--- Set problem ---
Give every line of the data again, unchanged, but with no pictures.

--- Data extract ---
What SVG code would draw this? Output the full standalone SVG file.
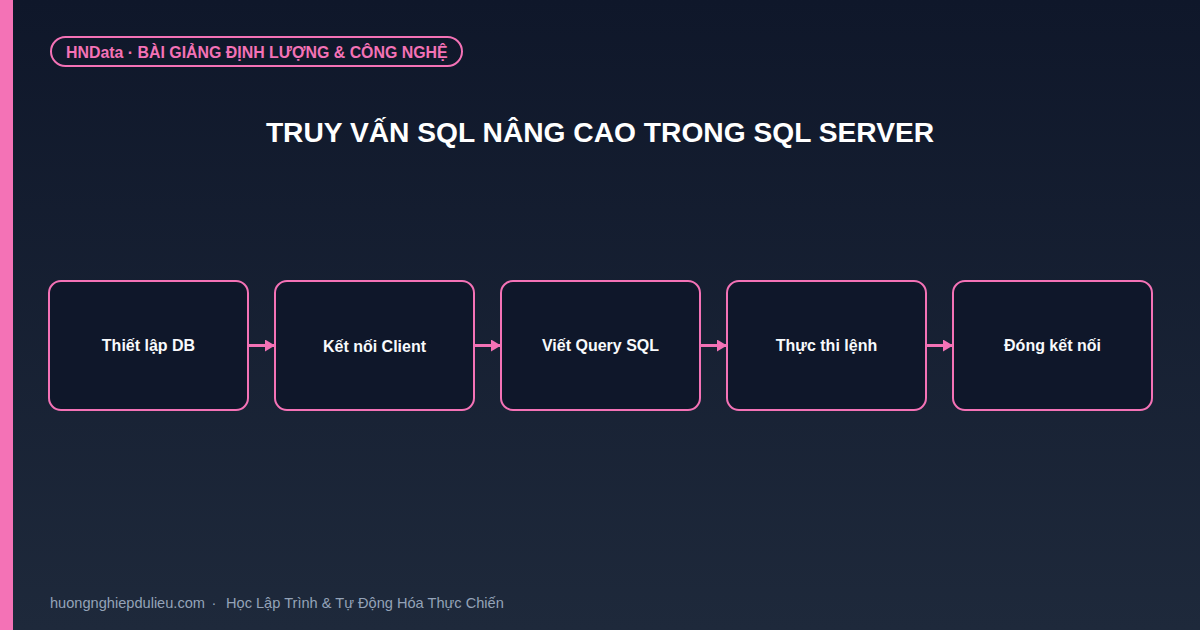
<svg xmlns="http://www.w3.org/2000/svg" width="1200" height="630" viewBox="0 0 1200 630">
<defs>
<linearGradient id="bg" x1="0" y1="0" x2="0" y2="1">
<stop offset="0" stop-color="#0f172a"/>
<stop offset="1" stop-color="#1e293b"/>
</linearGradient>
<marker id="arr" markerWidth="10" markerHeight="12" refX="10" refY="6" orient="auto" markerUnits="userSpaceOnUse">
<path d="M0,0 L10,6 L0,12 Z" fill="#f472b6"/>
</marker>
<style>
.box{fill:#0f172a;stroke:#f472b6;stroke-width:2}
.lbl{font-family:"Liberation Sans",Arial,sans-serif;font-weight:bold;font-size:16px;fill:#f8fafc;text-anchor:middle}
.conn{stroke:#f472b6;stroke-width:3;fill:none}
</style>
</defs>
<rect width="1200" height="630" fill="url(#bg)"/>
<rect x="0" y="0" width="13" height="630" fill="#f472b6"/>
<g id="badge">
<rect x="51" y="37" width="411" height="29" rx="14.5" fill="none" stroke="#f472b6" stroke-width="2"/>
<text x="66" y="57.5" font-family="'Liberation Sans',Arial,sans-serif" font-weight="bold" font-size="15.9" fill="#f472b6">HNData · BÀI GIẢNG ĐỊNH LƯỢNG &amp; CÔNG NGHỆ</text>
</g>
<text id="title" x="600" y="142" text-anchor="middle" font-family="'Liberation Sans',Arial,sans-serif" font-weight="bold" font-size="28.2" fill="#ffffff">TRUY VẤN SQL NÂNG CAO TRONG SQL SERVER</text>
<g id="connectors">
<line class="conn" x1="248" y1="345.5" x2="275" y2="345.5" marker-end="url(#arr)"/>
<line class="conn" x1="474" y1="345.5" x2="501" y2="345.5" marker-end="url(#arr)"/>
<line class="conn" x1="700" y1="345.5" x2="727" y2="345.5" marker-end="url(#arr)"/>
<line class="conn" x1="926" y1="345.5" x2="953" y2="345.5" marker-end="url(#arr)"/>
</g>
<g id="n1"><rect class="box" x="49" y="281" width="199" height="129" rx="12"/><text class="lbl" x="148.5" y="351">Thiết lập DB</text></g>
<g id="n2"><rect class="box" x="275" y="281" width="199" height="129" rx="12"/><text class="lbl" x="374.5" y="352">Kết nối Client</text></g>
<g id="n3"><rect class="box" x="501" y="281" width="199" height="129" rx="12"/><text class="lbl" x="600.5" y="351">Viết Query SQL</text></g>
<g id="n4"><rect class="box" x="727" y="281" width="199" height="129" rx="12"/><text class="lbl" x="826.5" y="351">Thực thi lệnh</text></g>
<g id="n5"><rect class="box" x="953" y="281" width="199" height="129" rx="12"/><text class="lbl" x="1052.5" y="351">Đóng kết nối</text></g>
<g id="footer" font-family="'Liberation Sans',Arial,sans-serif" font-size="14.6" fill="#94a3b8">
<text x="50" y="608">huongnghiepdulieu.com</text>
<text x="211.5" y="608">·</text>
<text x="226" y="608">Học Lập Trình &amp; Tự Động Hóa Thực Chiến</text>
</g>
</svg>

--- Full output ---
What SVG code would draw this? Output the full standalone SVG file.
<svg xmlns="http://www.w3.org/2000/svg" width="1200" height="630" viewBox="0 0 1200 630">
<defs>
<linearGradient id="bg" x1="0" y1="0" x2="0" y2="1">
<stop offset="0" stop-color="#0f172a"/>
<stop offset="1" stop-color="#1e293b"/>
</linearGradient>
<marker id="arr" markerWidth="10" markerHeight="12" refX="10" refY="6" orient="auto" markerUnits="userSpaceOnUse">
<path d="M0,0 L10,6 L0,12 Z" fill="#f472b6"/>
</marker>
<style>
.box{fill:#0f172a;stroke:#f472b6;stroke-width:2}
.lbl{font-family:"Liberation Sans",Arial,sans-serif;font-weight:bold;font-size:16px;fill:#f8fafc;text-anchor:middle}
.conn{stroke:#f472b6;stroke-width:3;fill:none}
</style>
</defs>
<rect width="1200" height="630" fill="url(#bg)"/>
<rect x="0" y="0" width="13" height="630" fill="#f472b6"/>
<g id="badge">
<rect x="51" y="37" width="411" height="29" rx="14.5" fill="none" stroke="#f472b6" stroke-width="2"/>
<text x="66" y="57.5" font-family="'Liberation Sans',Arial,sans-serif" font-weight="bold" font-size="15.9" fill="#f472b6">HNData · BÀI GIẢNG ĐỊNH LƯỢNG &amp; CÔNG NGHỆ</text>
</g>
<text id="title" x="600" y="142" text-anchor="middle" font-family="'Liberation Sans',Arial,sans-serif" font-weight="bold" font-size="28.2" fill="#ffffff">TRUY VẤN SQL NÂNG CAO TRONG SQL SERVER</text>
<g id="connectors">
<line class="conn" x1="248" y1="345.5" x2="275" y2="345.5" marker-end="url(#arr)"/>
<line class="conn" x1="474" y1="345.5" x2="501" y2="345.5" marker-end="url(#arr)"/>
<line class="conn" x1="700" y1="345.5" x2="727" y2="345.5" marker-end="url(#arr)"/>
<line class="conn" x1="926" y1="345.5" x2="953" y2="345.5" marker-end="url(#arr)"/>
</g>
<g id="n1"><rect class="box" x="49" y="281" width="199" height="129" rx="12"/><text class="lbl" x="148.5" y="351">Thiết lập DB</text></g>
<g id="n2"><rect class="box" x="275" y="281" width="199" height="129" rx="12"/><text class="lbl" x="374.5" y="352">Kết nối Client</text></g>
<g id="n3"><rect class="box" x="501" y="281" width="199" height="129" rx="12"/><text class="lbl" x="600.5" y="351">Viết Query SQL</text></g>
<g id="n4"><rect class="box" x="727" y="281" width="199" height="129" rx="12"/><text class="lbl" x="826.5" y="351">Thực thi lệnh</text></g>
<g id="n5"><rect class="box" x="953" y="281" width="199" height="129" rx="12"/><text class="lbl" x="1052.5" y="351">Đóng kết nối</text></g>
<g id="footer" font-family="'Liberation Sans',Arial,sans-serif" font-size="14.6" fill="#94a3b8">
<text x="50" y="608">huongnghiepdulieu.com</text>
<text x="211.5" y="608">·</text>
<text x="226" y="608">Học Lập Trình &amp; Tự Động Hóa Thực Chiến</text>
</g>
</svg>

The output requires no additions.